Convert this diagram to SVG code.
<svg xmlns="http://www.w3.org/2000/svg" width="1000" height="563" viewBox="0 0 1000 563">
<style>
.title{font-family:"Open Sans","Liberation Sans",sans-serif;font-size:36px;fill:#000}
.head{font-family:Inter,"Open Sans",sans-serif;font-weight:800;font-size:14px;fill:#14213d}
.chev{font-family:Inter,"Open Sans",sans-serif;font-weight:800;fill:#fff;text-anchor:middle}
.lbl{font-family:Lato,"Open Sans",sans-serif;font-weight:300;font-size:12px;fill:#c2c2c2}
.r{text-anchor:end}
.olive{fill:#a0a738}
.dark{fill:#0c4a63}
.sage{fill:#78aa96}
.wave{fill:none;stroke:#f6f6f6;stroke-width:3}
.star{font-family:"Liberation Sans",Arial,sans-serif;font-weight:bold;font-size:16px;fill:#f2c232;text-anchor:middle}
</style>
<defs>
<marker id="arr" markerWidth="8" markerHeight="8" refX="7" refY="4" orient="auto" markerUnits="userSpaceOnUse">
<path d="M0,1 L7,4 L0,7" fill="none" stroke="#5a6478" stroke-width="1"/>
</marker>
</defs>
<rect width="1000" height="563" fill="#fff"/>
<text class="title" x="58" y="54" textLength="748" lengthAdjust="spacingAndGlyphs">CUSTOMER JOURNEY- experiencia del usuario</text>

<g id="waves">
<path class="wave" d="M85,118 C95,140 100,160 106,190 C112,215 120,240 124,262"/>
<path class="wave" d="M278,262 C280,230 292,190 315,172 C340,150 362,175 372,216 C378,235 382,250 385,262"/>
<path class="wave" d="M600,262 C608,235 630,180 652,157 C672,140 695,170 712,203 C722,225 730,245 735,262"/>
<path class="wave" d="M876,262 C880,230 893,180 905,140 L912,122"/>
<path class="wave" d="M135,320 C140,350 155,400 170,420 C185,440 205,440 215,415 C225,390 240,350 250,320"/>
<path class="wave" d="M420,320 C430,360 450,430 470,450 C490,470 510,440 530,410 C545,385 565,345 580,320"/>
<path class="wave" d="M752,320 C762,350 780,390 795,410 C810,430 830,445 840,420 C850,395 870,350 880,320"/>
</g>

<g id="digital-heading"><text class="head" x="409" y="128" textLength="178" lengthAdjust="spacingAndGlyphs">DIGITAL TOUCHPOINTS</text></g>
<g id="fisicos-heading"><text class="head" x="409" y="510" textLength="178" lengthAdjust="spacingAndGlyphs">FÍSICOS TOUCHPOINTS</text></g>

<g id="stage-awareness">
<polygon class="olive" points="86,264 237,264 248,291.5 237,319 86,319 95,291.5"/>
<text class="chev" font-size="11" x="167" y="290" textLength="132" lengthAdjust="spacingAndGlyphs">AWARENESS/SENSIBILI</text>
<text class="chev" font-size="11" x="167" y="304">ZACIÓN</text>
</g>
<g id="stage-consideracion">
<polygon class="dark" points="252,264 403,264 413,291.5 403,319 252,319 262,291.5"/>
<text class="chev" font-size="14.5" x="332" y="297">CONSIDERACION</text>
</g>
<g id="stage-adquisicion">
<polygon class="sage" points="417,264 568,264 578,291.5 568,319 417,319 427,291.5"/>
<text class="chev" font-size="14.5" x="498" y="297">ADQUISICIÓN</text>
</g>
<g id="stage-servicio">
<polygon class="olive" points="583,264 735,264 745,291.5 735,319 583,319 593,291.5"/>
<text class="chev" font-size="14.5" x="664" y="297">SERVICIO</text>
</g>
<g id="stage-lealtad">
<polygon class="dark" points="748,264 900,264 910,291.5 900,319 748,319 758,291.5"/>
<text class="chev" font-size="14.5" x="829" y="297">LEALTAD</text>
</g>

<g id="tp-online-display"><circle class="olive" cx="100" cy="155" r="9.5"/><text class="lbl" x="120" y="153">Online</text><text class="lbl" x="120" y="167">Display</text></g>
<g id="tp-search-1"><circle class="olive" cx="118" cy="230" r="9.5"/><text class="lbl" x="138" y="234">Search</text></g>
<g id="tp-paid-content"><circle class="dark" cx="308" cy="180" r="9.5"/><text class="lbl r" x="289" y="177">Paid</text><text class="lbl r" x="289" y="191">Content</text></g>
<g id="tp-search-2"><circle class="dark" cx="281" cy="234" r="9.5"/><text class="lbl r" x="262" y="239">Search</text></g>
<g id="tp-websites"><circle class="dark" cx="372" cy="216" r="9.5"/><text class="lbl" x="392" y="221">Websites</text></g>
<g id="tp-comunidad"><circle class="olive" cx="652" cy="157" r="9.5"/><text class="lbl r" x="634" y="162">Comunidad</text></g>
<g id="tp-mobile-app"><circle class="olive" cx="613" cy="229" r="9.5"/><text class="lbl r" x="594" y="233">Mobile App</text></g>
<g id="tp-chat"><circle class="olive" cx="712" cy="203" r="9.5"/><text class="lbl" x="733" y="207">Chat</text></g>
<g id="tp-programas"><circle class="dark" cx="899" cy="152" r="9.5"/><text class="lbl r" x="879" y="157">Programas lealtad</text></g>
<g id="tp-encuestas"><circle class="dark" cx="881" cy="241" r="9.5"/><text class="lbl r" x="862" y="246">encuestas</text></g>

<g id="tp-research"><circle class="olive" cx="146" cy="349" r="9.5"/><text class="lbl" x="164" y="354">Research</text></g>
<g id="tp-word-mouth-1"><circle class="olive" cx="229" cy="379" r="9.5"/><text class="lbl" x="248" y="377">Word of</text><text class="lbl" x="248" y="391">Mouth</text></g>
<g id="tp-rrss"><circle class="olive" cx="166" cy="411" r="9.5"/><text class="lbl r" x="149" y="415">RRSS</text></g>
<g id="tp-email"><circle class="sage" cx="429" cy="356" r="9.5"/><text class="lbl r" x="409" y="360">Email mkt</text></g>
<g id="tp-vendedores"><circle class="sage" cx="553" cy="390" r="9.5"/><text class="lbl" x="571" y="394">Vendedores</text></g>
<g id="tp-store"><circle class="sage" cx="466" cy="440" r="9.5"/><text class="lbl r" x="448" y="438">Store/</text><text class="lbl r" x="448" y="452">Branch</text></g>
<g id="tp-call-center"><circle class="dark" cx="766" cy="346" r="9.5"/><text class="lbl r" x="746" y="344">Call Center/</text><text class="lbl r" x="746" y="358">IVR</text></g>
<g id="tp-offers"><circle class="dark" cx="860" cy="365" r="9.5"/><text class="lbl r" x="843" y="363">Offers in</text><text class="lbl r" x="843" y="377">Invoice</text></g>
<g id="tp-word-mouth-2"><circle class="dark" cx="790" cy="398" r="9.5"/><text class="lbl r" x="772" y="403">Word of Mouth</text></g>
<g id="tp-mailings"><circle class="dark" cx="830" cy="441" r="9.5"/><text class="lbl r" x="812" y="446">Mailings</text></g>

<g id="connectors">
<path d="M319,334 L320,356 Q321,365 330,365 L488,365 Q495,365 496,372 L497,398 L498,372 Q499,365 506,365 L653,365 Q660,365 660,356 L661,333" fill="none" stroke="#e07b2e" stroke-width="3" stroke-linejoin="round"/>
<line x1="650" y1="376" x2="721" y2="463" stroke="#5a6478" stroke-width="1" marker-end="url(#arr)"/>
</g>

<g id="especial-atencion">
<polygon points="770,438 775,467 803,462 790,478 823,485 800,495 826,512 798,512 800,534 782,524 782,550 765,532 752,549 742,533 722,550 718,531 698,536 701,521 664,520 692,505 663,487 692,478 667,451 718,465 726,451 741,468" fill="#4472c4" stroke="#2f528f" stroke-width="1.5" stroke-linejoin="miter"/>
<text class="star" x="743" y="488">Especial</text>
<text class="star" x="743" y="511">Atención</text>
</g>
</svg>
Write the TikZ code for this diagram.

> [WORK TO BE COMPLETED]:
Going through the records above, state how many lines carry "this", with no other text.

> [COMPLETE ANSWER]:
2